Below is a reference sheet for slurm job statuses, their meaning, and common causes.

Code

Status

Description

Common Cause or Example

PD

Pending

The job is awaiting resource allocation and has not yet started execution.

Waiting for resources, partition limits, or job dependencies.

R

Running

The job currently has an allocation and is actively executing on the assigned nodes.

Job is actively running code or computations.

CD

Completed

The job has successfully terminated all processes on all allocated nodes and completed its execution.

Normal completion — program exited cleanly with code 0.

F

Failed

The job terminated with a non-zero exit code or encountered another failure condition during execution.

Script error, segmentation fault, or crash.

CG

Completing

The job is in the process of completing, but some processes on some nodes may still be active.

Cleanup in progress after job termination.

CA

Cancelled

The job was explicitly cancelled by the user or a system administrator.

User ran scancel <jobid> or dependency job failed.

CF

Configuring

The job has been allocated resources, but is waiting for them to become ready for use (e.g., booting up).
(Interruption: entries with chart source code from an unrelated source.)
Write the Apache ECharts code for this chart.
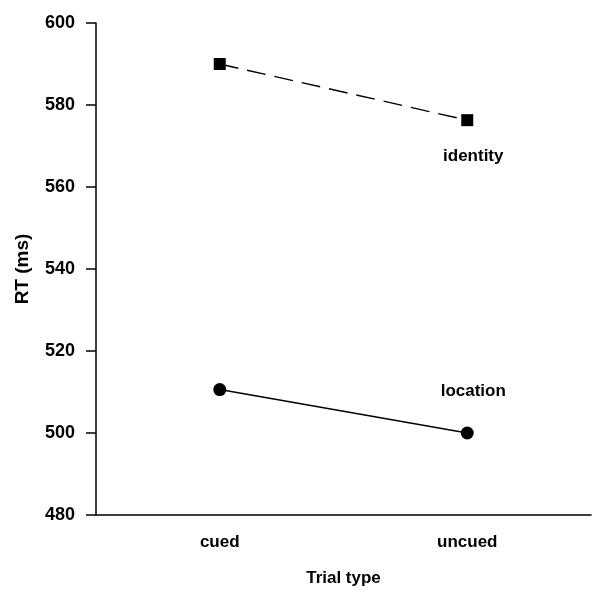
<!DOCTYPE html>
<html><head><meta charset="utf-8">
<script src="https://cdn.jsdelivr.net/npm/echarts@6/dist/echarts.min.js"></script>
<style>html,body{margin:0;padding:0;background:#fff}#c{width:594px;height:592px}</style>
</head><body><div id="c"></div>
<script>
const categories = ['cued', 'uncued'];
const identityValues = [590, 576.3];
const locationValues = [510.6, 500];
const yTicks = [480, 500, 520, 540, 560, 580, 600];

const font = 'Liberation Sans, Arial, sans-serif';
const chart = echarts.init(document.getElementById('c'), null, {renderer: 'canvas'});
chart.setOption({
  backgroundColor: '#fff',
  animation: false,
  grid: {left: 96, right: 3, top: 23, bottom: 72, containLabel: false},
  xAxis: {
    type: 'category', data: categories, boundaryGap: true,
    name: 'Trial type', nameLocation: 'middle', nameGap: 55,
    nameTextStyle: {fontFamily: font, fontSize: 17, color: '#000', fontWeight: 'bold'},
    axisLine: {lineStyle: {color: '#000', width: 1.5}},
    axisTick: {alignWithLabel: true, length: 8, lineStyle: {color: '#000', width: 1.5}},
    axisLabel: {fontFamily: font, fontSize: 17, color: '#000', margin: 19, fontWeight: 'bold'},
    splitLine: {show: false}
  },
  yAxis: {
    type: 'value', min: yTicks[0], max: yTicks[yTicks.length - 1], interval: 20,
    name: 'RT (ms)', nameLocation: 'middle', nameGap: 64, nameRotate: 90,
    nameTextStyle: {fontFamily: font, fontSize: 19, color: '#000', fontWeight: 'bold'},
    axisLine: {show: true, lineStyle: {color: '#000', width: 1.5}},
    axisTick: {show: true, length: 10, lineStyle: {color: '#000', width: 1.5}},
    axisLabel: {fontFamily: font, fontSize: 18, color: '#000', margin: 21, fontWeight: 'bold'},
    splitLine: {show: false}
  },
  series: [
    {
      name: 'identity', type: 'line', data: identityValues,
      symbol: 'rect', symbolSize: 12,
      itemStyle: {color: '#000'},
      lineStyle: {color: '#000', width: 1.4, type: [19, 9]},
      markPoint: {
        symbol: 'rect', symbolSize: 1, itemStyle: {color: 'rgba(0,0,0,0)'},
        data: [{coord: [1, identityValues[1]], value: 'identity'}],
        label: {show: true, formatter: 'identity', position: 'bottom', distance: 27, offset: [6, 0], fontFamily: font, fontSize: 17, color: '#000', fontWeight: 'bold'}
      }
    },
    {
      name: 'location', type: 'line', data: locationValues,
      symbol: 'circle', symbolSize: 13,
      itemStyle: {color: '#000'},
      lineStyle: {color: '#000', width: 1.4},
      markPoint: {
        symbol: 'rect', symbolSize: 1, itemStyle: {color: 'rgba(0,0,0,0)'},
        data: [{coord: [1, locationValues[1]], value: 'location'}],
        label: {show: true, formatter: 'location', position: 'top', distance: 33, offset: [6, 0], fontFamily: font, fontSize: 17, color: '#000', fontWeight: 'bold'}
      }
    }
  ]
});
</script></body></html>
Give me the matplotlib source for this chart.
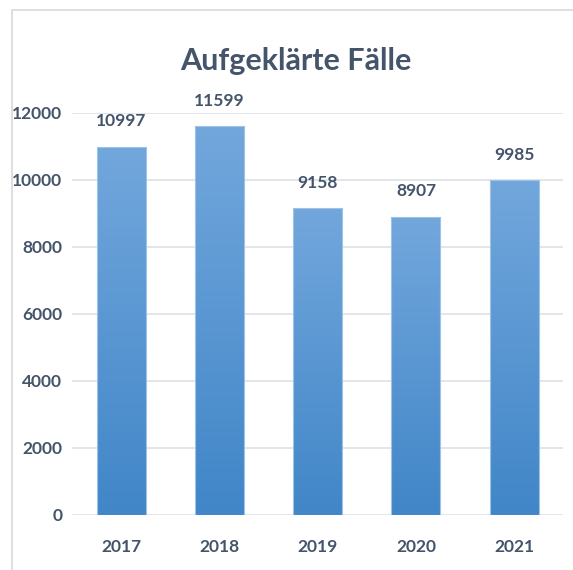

Nodes are powering on or network initialization is pending.

S

Suspended

The job has an allocation, but its execution has been temporarily suspended.

Admin intervention, system load balancing, or checkpoint/restart testing.

ST

Stopped

The job has been stopped, but its cores are retained, unlike a suspended job which releases its cores.

Manually paused for debugging or maintenance.

TO

Timeout

The job reached its allocated time limit and was terminated.

Walltime (#SBATCH -t) exceeded before job finished.

OOM

Out of Memory

The job terminated due to an out-of-memory error.

Process exceeded node memory; increase --mem or optimize code.

NF

Node Fail

The job terminated due to the failure of one or more allocated nodes.

Hardware failure, network outage, or node reboot.

PR

Preempted

The job was terminated by another job, typically due to a higher priority or resource requirement.

Higher-priority user or system reservation took precedence.